— START Information supplied —

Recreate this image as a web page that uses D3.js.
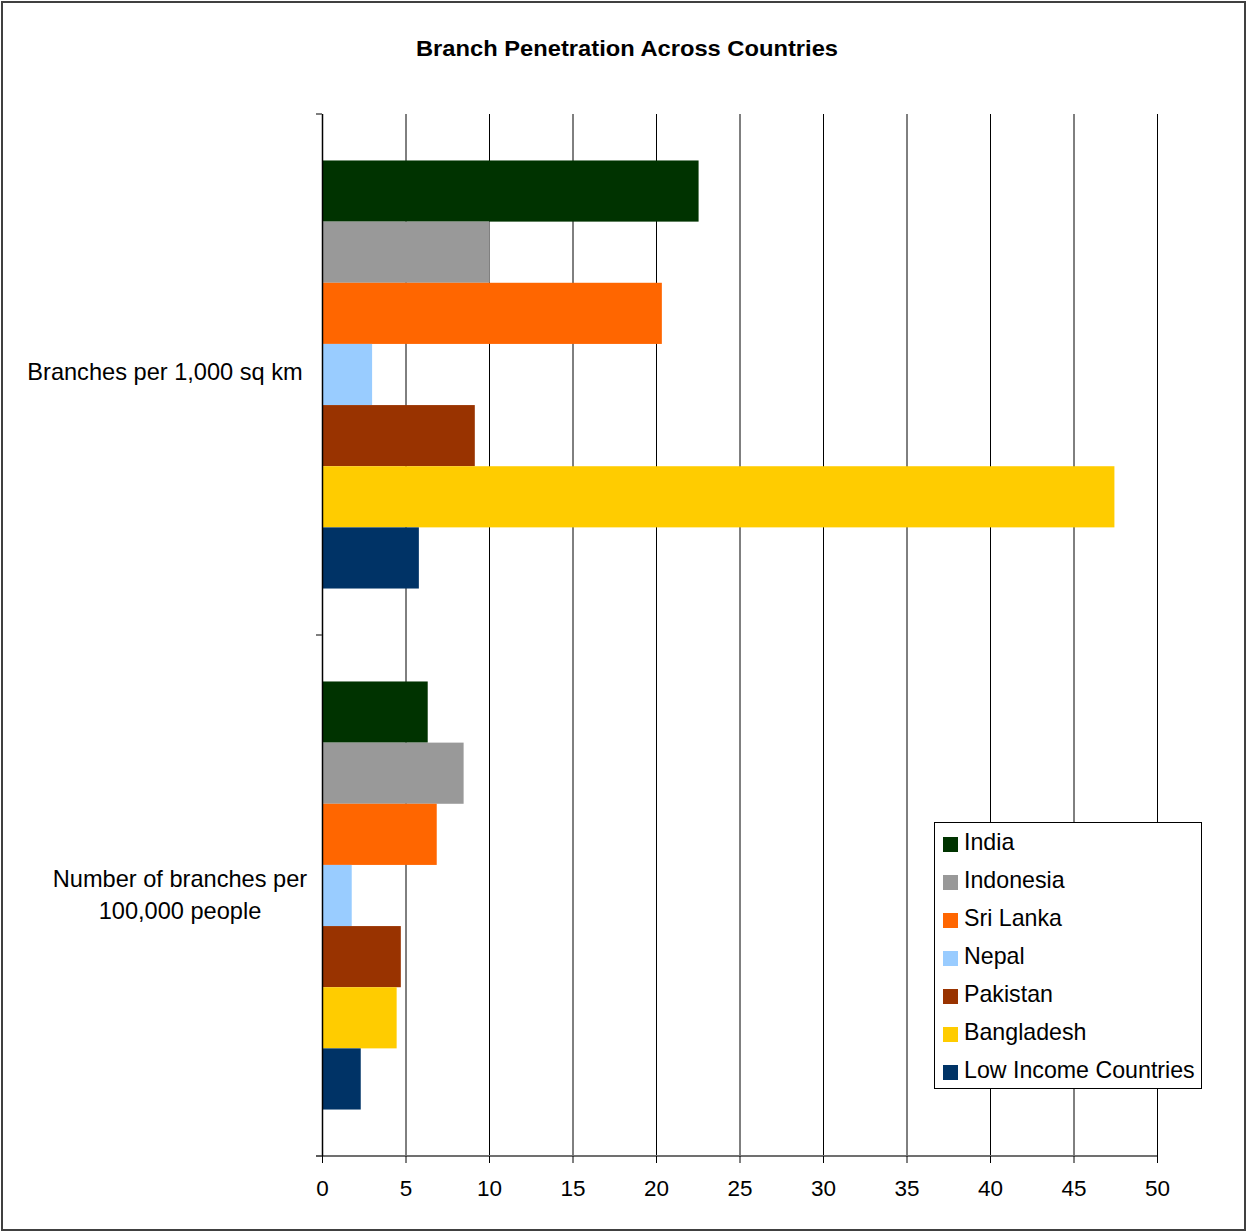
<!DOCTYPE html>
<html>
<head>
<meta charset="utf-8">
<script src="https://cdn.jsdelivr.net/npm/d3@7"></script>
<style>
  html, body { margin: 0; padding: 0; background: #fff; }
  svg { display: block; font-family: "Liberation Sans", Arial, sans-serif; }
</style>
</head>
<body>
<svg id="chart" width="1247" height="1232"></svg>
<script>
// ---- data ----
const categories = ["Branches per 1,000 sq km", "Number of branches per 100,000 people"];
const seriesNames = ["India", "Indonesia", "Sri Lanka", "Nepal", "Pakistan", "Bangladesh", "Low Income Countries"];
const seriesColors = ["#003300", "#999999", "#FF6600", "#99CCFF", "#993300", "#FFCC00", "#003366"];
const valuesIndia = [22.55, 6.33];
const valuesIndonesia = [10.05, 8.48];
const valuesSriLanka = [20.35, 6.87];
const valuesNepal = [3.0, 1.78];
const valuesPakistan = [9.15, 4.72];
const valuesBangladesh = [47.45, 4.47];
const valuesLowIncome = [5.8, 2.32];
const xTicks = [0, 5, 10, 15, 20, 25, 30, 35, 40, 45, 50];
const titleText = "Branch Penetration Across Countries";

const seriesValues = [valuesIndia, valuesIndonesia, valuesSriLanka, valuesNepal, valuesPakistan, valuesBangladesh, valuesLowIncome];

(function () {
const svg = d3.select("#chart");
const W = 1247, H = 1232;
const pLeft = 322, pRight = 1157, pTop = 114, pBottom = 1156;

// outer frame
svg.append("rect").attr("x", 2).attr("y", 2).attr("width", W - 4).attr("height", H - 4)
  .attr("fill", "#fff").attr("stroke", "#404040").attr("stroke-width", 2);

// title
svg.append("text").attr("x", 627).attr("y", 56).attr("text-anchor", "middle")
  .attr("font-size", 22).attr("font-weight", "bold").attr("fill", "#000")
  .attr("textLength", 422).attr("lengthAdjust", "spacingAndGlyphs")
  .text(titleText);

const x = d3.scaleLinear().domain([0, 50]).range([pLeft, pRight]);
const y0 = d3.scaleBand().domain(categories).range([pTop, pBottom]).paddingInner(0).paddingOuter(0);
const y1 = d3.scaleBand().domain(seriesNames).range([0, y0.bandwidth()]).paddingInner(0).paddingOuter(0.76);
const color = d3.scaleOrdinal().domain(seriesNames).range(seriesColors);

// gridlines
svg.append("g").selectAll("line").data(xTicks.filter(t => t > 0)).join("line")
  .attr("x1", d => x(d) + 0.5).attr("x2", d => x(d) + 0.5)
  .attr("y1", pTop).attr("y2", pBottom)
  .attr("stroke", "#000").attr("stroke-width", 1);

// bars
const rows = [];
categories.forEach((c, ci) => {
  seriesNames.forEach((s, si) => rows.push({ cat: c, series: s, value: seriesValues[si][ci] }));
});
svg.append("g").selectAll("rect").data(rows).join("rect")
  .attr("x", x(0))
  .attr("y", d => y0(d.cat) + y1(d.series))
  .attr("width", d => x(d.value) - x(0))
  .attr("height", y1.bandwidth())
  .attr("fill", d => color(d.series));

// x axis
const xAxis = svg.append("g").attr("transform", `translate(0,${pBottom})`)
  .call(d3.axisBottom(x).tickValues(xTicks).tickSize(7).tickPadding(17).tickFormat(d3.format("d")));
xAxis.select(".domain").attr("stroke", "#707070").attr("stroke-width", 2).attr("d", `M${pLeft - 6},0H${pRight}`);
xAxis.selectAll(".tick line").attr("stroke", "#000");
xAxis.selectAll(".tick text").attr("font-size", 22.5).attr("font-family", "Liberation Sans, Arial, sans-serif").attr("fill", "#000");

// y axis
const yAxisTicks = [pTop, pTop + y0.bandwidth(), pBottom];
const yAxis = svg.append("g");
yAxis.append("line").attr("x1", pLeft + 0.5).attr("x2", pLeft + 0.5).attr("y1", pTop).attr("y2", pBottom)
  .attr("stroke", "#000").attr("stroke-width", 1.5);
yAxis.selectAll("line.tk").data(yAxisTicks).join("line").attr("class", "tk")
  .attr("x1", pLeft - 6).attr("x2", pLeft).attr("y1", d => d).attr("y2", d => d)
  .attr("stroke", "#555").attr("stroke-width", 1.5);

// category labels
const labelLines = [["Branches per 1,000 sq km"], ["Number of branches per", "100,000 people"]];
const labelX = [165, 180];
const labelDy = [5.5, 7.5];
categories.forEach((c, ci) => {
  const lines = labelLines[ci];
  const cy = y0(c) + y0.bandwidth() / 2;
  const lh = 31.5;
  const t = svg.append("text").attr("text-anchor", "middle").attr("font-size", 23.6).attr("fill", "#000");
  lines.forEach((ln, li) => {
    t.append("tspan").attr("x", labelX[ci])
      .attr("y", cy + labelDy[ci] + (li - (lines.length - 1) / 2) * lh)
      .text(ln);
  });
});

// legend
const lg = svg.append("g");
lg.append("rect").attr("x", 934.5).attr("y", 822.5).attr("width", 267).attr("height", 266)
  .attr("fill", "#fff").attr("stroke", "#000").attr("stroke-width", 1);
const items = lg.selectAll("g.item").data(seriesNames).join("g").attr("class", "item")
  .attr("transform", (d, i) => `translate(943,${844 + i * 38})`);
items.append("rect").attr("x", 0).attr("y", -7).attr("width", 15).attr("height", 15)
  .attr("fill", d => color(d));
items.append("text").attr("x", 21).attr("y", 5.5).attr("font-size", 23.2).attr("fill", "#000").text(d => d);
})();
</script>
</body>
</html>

— END Information supplied —

→ **Challenge**
Using the data above, print every line exactly, omitting pictures.

→ **Exercise result**
Recreate this image as a web page that uses D3.js.
<!DOCTYPE html>
<html>
<head>
<meta charset="utf-8">
<script src="https://cdn.jsdelivr.net/npm/d3@7"></script>
<style>
  html, body { margin: 0; padding: 0; background: #fff; }
  svg { display: block; font-family: "Liberation Sans", Arial, sans-serif; }
</style>
</head>
<body>
<svg id="chart" width="1247" height="1232"></svg>
<script>
// ---- data ----
const categories = ["Branches per 1,000 sq km", "Number of branches per 100,000 people"];
const seriesNames = ["India", "Indonesia", "Sri Lanka", "Nepal", "Pakistan", "Bangladesh", "Low Income Countries"];
const seriesColors = ["#003300", "#999999", "#FF6600", "#99CCFF", "#993300", "#FFCC00", "#003366"];
const valuesIndia = [22.55, 6.33];
const valuesIndonesia = [10.05, 8.48];
const valuesSriLanka = [20.35, 6.87];
const valuesNepal = [3.0, 1.78];
const valuesPakistan = [9.15, 4.72];
const valuesBangladesh = [47.45, 4.47];
const valuesLowIncome = [5.8, 2.32];
const xTicks = [0, 5, 10, 15, 20, 25, 30, 35, 40, 45, 50];
const titleText = "Branch Penetration Across Countries";

const seriesValues = [valuesIndia, valuesIndonesia, valuesSriLanka, valuesNepal, valuesPakistan, valuesBangladesh, valuesLowIncome];

(function () {
const svg = d3.select("#chart");
const W = 1247, H = 1232;
const pLeft = 322, pRight = 1157, pTop = 114, pBottom = 1156;

// outer frame
svg.append("rect").attr("x", 2).attr("y", 2).attr("width", W - 4).attr("height", H - 4)
  .attr("fill", "#fff").attr("stroke", "#404040").attr("stroke-width", 2);

// title
svg.append("text").attr("x", 627).attr("y", 56).attr("text-anchor", "middle")
  .attr("font-size", 22).attr("font-weight", "bold").attr("fill", "#000")
  .attr("textLength", 422).attr("lengthAdjust", "spacingAndGlyphs")
  .text(titleText);

const x = d3.scaleLinear().domain([0, 50]).range([pLeft, pRight]);
const y0 = d3.scaleBand().domain(categories).range([pTop, pBottom]).paddingInner(0).paddingOuter(0);
const y1 = d3.scaleBand().domain(seriesNames).range([0, y0.bandwidth()]).paddingInner(0).paddingOuter(0.76);
const color = d3.scaleOrdinal().domain(seriesNames).range(seriesColors);

// gridlines
svg.append("g").selectAll("line").data(xTicks.filter(t => t > 0)).join("line")
  .attr("x1", d => x(d) + 0.5).attr("x2", d => x(d) + 0.5)
  .attr("y1", pTop).attr("y2", pBottom)
  .attr("stroke", "#000").attr("stroke-width", 1);

// bars
const rows = [];
categories.forEach((c, ci) => {
  seriesNames.forEach((s, si) => rows.push({ cat: c, series: s, value: seriesValues[si][ci] }));
});
svg.append("g").selectAll("rect").data(rows).join("rect")
  .attr("x", x(0))
  .attr("y", d => y0(d.cat) + y1(d.series))
  .attr("width", d => x(d.value) - x(0))
  .attr("height", y1.bandwidth())
  .attr("fill", d => color(d.series));

// x axis
const xAxis = svg.append("g").attr("transform", `translate(0,${pBottom})`)
  .call(d3.axisBottom(x).tickValues(xTicks).tickSize(7).tickPadding(17).tickFormat(d3.format("d")));
xAxis.select(".domain").attr("stroke", "#707070").attr("stroke-width", 2).attr("d", `M${pLeft - 6},0H${pRight}`);
xAxis.selectAll(".tick line").attr("stroke", "#000");
xAxis.selectAll(".tick text").attr("font-size", 22.5).attr("font-family", "Liberation Sans, Arial, sans-serif").attr("fill", "#000");

// y axis
const yAxisTicks = [pTop, pTop + y0.bandwidth(), pBottom];
const yAxis = svg.append("g");
yAxis.append("line").attr("x1", pLeft + 0.5).attr("x2", pLeft + 0.5).attr("y1", pTop).attr("y2", pBottom)
  .attr("stroke", "#000").attr("stroke-width", 1.5);
yAxis.selectAll("line.tk").data(yAxisTicks).join("line").attr("class", "tk")
  .attr("x1", pLeft - 6).attr("x2", pLeft).attr("y1", d => d).attr("y2", d => d)
  .attr("stroke", "#555").attr("stroke-width", 1.5);

// category labels
const labelLines = [["Branches per 1,000 sq km"], ["Number of branches per", "100,000 people"]];
const labelX = [165, 180];
const labelDy = [5.5, 7.5];
categories.forEach((c, ci) => {
  const lines = labelLines[ci];
  const cy = y0(c) + y0.bandwidth() / 2;
  const lh = 31.5;
  const t = svg.append("text").attr("text-anchor", "middle").attr("font-size", 23.6).attr("fill", "#000");
  lines.forEach((ln, li) => {
    t.append("tspan").attr("x", labelX[ci])
      .attr("y", cy + labelDy[ci] + (li - (lines.length - 1) / 2) * lh)
      .text(ln);
  });
});

// legend
const lg = svg.append("g");
lg.append("rect").attr("x", 934.5).attr("y", 822.5).attr("width", 267).attr("height", 266)
  .attr("fill", "#fff").attr("stroke", "#000").attr("stroke-width", 1);
const items = lg.selectAll("g.item").data(seriesNames).join("g").attr("class", "item")
  .attr("transform", (d, i) => `translate(943,${844 + i * 38})`);
items.append("rect").attr("x", 0).attr("y", -7).attr("width", 15).attr("height", 15)
  .attr("fill", d => color(d));
items.append("text").attr("x", 21).attr("y", 5.5).attr("font-size", 23.2).attr("fill", "#000").text(d => d);
})();
</script>
</body>
</html>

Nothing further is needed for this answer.